## GIVEN REQUEST
Copy the data exactly; pictures stay out of the copy.

## GIVEN MATERIAL
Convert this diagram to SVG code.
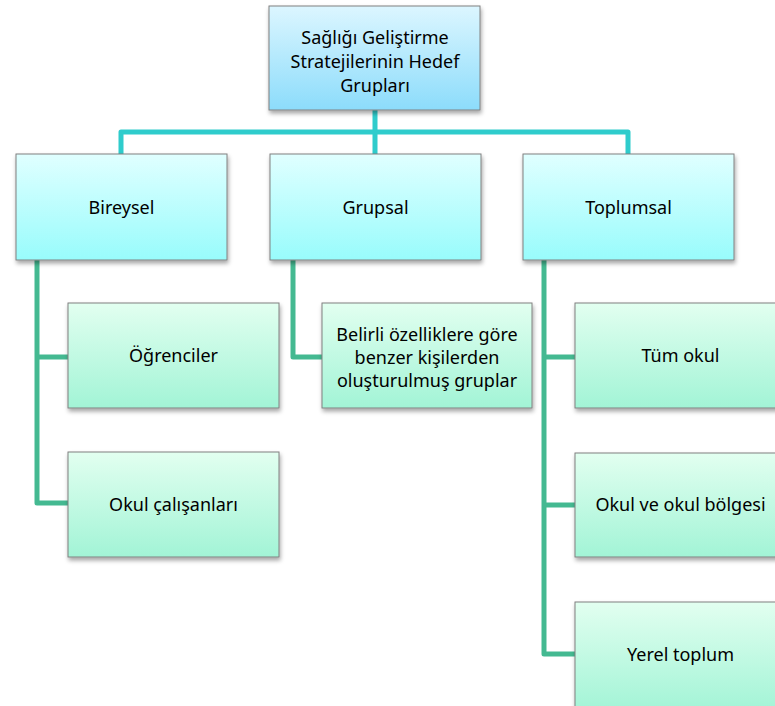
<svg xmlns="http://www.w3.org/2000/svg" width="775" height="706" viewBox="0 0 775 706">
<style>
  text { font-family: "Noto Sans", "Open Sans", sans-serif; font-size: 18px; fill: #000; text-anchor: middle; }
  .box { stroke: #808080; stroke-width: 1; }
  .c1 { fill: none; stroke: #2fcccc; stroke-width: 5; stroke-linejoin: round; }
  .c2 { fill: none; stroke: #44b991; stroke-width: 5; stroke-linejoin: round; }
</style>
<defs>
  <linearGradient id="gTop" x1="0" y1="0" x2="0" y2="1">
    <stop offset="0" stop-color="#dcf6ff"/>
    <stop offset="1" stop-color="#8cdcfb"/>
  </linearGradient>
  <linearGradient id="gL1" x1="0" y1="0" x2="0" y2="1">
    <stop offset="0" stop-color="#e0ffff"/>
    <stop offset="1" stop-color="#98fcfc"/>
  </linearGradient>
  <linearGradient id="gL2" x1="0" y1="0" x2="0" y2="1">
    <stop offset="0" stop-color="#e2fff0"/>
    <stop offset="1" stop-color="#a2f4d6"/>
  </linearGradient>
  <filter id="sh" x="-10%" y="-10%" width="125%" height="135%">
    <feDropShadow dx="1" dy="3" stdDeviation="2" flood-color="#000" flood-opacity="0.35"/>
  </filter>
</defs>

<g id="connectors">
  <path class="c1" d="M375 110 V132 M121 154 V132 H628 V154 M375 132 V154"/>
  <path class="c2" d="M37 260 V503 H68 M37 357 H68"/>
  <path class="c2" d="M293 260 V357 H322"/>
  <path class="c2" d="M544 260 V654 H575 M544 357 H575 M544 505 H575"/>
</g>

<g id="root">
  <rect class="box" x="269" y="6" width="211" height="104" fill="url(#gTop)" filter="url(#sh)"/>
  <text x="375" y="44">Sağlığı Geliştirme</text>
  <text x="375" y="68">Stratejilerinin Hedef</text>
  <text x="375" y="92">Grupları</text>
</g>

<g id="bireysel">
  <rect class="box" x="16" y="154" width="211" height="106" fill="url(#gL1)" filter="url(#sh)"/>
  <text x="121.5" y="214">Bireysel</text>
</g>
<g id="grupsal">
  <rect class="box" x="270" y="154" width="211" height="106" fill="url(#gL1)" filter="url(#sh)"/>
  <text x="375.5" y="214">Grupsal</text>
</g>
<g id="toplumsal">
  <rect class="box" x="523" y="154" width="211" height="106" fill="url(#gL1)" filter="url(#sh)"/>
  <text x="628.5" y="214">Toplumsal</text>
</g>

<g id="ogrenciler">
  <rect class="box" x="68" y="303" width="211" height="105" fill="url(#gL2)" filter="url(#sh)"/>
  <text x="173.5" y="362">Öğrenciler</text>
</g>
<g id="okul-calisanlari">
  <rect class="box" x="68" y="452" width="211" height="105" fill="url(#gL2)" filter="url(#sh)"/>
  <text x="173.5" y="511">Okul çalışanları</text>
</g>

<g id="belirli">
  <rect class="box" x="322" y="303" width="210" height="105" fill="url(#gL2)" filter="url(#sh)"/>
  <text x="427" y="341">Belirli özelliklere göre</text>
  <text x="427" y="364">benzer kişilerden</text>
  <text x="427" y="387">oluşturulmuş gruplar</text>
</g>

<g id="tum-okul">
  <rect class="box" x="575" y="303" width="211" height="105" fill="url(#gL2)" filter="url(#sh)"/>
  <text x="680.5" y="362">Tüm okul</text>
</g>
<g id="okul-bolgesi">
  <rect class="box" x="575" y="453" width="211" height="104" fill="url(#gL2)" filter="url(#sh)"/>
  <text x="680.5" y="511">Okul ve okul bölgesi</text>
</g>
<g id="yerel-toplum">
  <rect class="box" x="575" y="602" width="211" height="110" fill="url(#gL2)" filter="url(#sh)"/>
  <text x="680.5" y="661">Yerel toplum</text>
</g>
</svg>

## OUTPUT OF THE TASK
Convert this diagram to SVG code.
<svg xmlns="http://www.w3.org/2000/svg" width="775" height="706" viewBox="0 0 775 706">
<style>
  text { font-family: "Noto Sans", "Open Sans", sans-serif; font-size: 18px; fill: #000; text-anchor: middle; }
  .box { stroke: #808080; stroke-width: 1; }
  .c1 { fill: none; stroke: #2fcccc; stroke-width: 5; stroke-linejoin: round; }
  .c2 { fill: none; stroke: #44b991; stroke-width: 5; stroke-linejoin: round; }
</style>
<defs>
  <linearGradient id="gTop" x1="0" y1="0" x2="0" y2="1">
    <stop offset="0" stop-color="#dcf6ff"/>
    <stop offset="1" stop-color="#8cdcfb"/>
  </linearGradient>
  <linearGradient id="gL1" x1="0" y1="0" x2="0" y2="1">
    <stop offset="0" stop-color="#e0ffff"/>
    <stop offset="1" stop-color="#98fcfc"/>
  </linearGradient>
  <linearGradient id="gL2" x1="0" y1="0" x2="0" y2="1">
    <stop offset="0" stop-color="#e2fff0"/>
    <stop offset="1" stop-color="#a2f4d6"/>
  </linearGradient>
  <filter id="sh" x="-10%" y="-10%" width="125%" height="135%">
    <feDropShadow dx="1" dy="3" stdDeviation="2" flood-color="#000" flood-opacity="0.35"/>
  </filter>
</defs>

<g id="connectors">
  <path class="c1" d="M375 110 V132 M121 154 V132 H628 V154 M375 132 V154"/>
  <path class="c2" d="M37 260 V503 H68 M37 357 H68"/>
  <path class="c2" d="M293 260 V357 H322"/>
  <path class="c2" d="M544 260 V654 H575 M544 357 H575 M544 505 H575"/>
</g>

<g id="root">
  <rect class="box" x="269" y="6" width="211" height="104" fill="url(#gTop)" filter="url(#sh)"/>
  <text x="375" y="44">Sağlığı Geliştirme</text>
  <text x="375" y="68">Stratejilerinin Hedef</text>
  <text x="375" y="92">Grupları</text>
</g>

<g id="bireysel">
  <rect class="box" x="16" y="154" width="211" height="106" fill="url(#gL1)" filter="url(#sh)"/>
  <text x="121.5" y="214">Bireysel</text>
</g>
<g id="grupsal">
  <rect class="box" x="270" y="154" width="211" height="106" fill="url(#gL1)" filter="url(#sh)"/>
  <text x="375.5" y="214">Grupsal</text>
</g>
<g id="toplumsal">
  <rect class="box" x="523" y="154" width="211" height="106" fill="url(#gL1)" filter="url(#sh)"/>
  <text x="628.5" y="214">Toplumsal</text>
</g>

<g id="ogrenciler">
  <rect class="box" x="68" y="303" width="211" height="105" fill="url(#gL2)" filter="url(#sh)"/>
  <text x="173.5" y="362">Öğrenciler</text>
</g>
<g id="okul-calisanlari">
  <rect class="box" x="68" y="452" width="211" height="105" fill="url(#gL2)" filter="url(#sh)"/>
  <text x="173.5" y="511">Okul çalışanları</text>
</g>

<g id="belirli">
  <rect class="box" x="322" y="303" width="210" height="105" fill="url(#gL2)" filter="url(#sh)"/>
  <text x="427" y="341">Belirli özelliklere göre</text>
  <text x="427" y="364">benzer kişilerden</text>
  <text x="427" y="387">oluşturulmuş gruplar</text>
</g>

<g id="tum-okul">
  <rect class="box" x="575" y="303" width="211" height="105" fill="url(#gL2)" filter="url(#sh)"/>
  <text x="680.5" y="362">Tüm okul</text>
</g>
<g id="okul-bolgesi">
  <rect class="box" x="575" y="453" width="211" height="104" fill="url(#gL2)" filter="url(#sh)"/>
  <text x="680.5" y="511">Okul ve okul bölgesi</text>
</g>
<g id="yerel-toplum">
  <rect class="box" x="575" y="602" width="211" height="110" fill="url(#gL2)" filter="url(#sh)"/>
  <text x="680.5" y="661">Yerel toplum</text>
</g>
</svg>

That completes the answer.